■ DATA PROVIDED ■
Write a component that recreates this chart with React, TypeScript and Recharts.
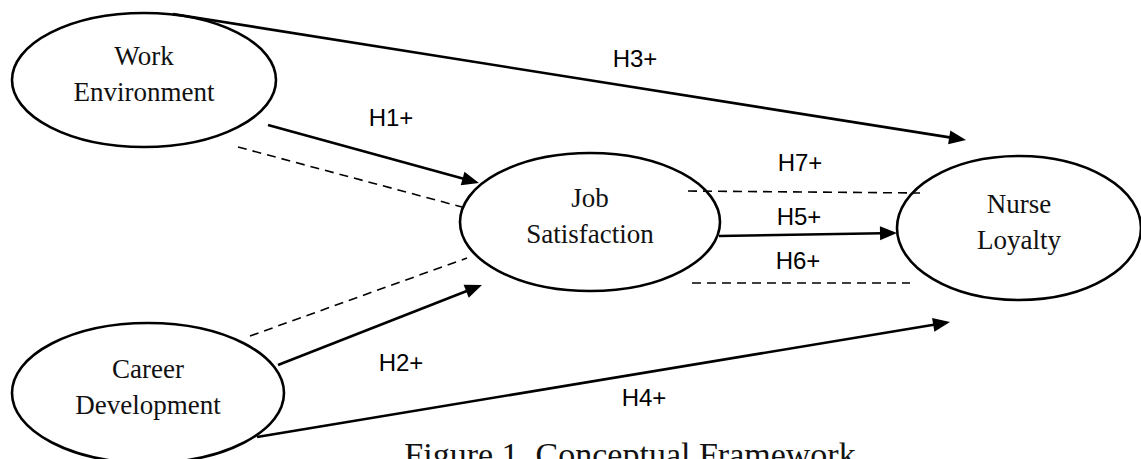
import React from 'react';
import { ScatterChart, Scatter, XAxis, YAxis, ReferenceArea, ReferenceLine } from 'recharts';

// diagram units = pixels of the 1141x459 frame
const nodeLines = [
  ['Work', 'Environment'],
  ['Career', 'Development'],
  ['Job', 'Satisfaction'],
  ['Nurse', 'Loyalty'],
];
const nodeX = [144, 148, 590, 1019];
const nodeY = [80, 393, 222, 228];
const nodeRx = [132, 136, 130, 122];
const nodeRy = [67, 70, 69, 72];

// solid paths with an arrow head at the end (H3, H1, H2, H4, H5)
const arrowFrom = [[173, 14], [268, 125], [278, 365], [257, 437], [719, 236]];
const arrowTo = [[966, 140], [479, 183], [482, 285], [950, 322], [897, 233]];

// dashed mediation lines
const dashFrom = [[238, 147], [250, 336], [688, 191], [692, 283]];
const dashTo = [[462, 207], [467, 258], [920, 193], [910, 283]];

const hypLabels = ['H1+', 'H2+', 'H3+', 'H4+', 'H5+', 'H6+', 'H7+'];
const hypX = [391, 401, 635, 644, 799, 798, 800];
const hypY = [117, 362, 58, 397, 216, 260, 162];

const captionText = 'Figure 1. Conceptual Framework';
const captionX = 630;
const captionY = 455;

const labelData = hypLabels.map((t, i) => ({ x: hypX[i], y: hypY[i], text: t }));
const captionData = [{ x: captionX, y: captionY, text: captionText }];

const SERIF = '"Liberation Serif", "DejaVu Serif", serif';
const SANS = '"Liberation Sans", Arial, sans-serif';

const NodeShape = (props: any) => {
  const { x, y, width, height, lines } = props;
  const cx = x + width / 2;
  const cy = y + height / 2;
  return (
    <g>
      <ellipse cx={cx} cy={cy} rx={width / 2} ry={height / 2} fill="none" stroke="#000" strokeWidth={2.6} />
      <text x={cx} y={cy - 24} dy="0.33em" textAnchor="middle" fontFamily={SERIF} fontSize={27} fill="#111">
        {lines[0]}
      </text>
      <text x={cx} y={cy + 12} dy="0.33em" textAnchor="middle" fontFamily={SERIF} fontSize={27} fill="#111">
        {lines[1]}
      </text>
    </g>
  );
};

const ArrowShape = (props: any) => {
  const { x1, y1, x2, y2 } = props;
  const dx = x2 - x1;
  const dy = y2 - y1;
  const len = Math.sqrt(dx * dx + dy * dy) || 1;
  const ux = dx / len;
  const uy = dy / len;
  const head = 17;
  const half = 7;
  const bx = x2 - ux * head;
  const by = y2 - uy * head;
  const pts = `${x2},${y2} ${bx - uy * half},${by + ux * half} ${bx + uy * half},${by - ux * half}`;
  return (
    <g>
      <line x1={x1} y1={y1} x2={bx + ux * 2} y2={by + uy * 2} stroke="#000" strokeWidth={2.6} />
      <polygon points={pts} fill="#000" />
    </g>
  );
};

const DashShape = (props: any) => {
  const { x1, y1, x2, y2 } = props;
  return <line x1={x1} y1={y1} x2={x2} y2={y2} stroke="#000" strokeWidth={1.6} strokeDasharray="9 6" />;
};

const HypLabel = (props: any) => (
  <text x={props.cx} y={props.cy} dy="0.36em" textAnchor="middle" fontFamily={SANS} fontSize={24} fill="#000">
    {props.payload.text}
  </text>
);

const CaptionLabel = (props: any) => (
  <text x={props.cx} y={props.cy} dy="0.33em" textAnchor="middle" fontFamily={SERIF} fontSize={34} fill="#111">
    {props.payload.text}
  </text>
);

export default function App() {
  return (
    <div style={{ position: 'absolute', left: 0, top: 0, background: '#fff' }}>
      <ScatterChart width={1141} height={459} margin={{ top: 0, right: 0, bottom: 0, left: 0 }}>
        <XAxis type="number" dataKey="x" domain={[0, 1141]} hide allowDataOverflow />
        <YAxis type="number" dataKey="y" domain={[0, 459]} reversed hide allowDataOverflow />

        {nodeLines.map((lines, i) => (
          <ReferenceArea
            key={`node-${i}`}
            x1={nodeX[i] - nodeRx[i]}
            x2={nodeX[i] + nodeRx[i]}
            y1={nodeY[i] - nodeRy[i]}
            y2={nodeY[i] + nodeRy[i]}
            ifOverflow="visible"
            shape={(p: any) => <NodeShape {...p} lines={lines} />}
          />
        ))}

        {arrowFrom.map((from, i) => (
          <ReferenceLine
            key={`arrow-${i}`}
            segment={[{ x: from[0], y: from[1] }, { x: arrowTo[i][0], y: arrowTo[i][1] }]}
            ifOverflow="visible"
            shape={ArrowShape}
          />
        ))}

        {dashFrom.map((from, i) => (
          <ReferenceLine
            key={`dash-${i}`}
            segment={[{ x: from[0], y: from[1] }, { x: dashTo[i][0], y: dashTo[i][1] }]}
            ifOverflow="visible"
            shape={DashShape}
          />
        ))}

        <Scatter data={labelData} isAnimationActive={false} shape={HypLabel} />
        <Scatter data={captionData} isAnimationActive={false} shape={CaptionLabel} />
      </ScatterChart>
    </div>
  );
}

==

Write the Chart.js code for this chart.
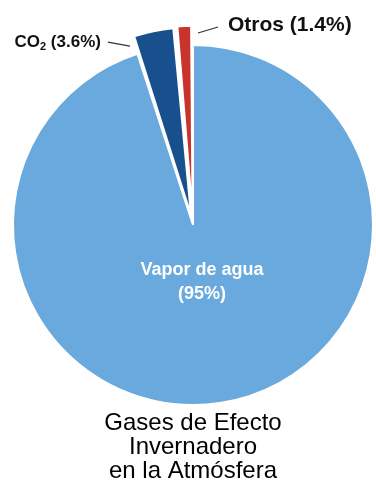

■ DIRECTIVE ■
Beginning with the line above that contains "Write a component" and ending with the line that contains "const nodeRy = [67, 70, 69, 72];", quote each line exactly, keeping out the pictures.

■ RESPONSE BELOW ■
Write a component that recreates this chart with React, TypeScript and Recharts.
import React from 'react';
import { ScatterChart, Scatter, XAxis, YAxis, ReferenceArea, ReferenceLine } from 'recharts';

// diagram units = pixels of the 1141x459 frame
const nodeLines = [
  ['Work', 'Environment'],
  ['Career', 'Development'],
  ['Job', 'Satisfaction'],
  ['Nurse', 'Loyalty'],
];
const nodeX = [144, 148, 590, 1019];
const nodeY = [80, 393, 222, 228];
const nodeRx = [132, 136, 130, 122];
const nodeRy = [67, 70, 69, 72];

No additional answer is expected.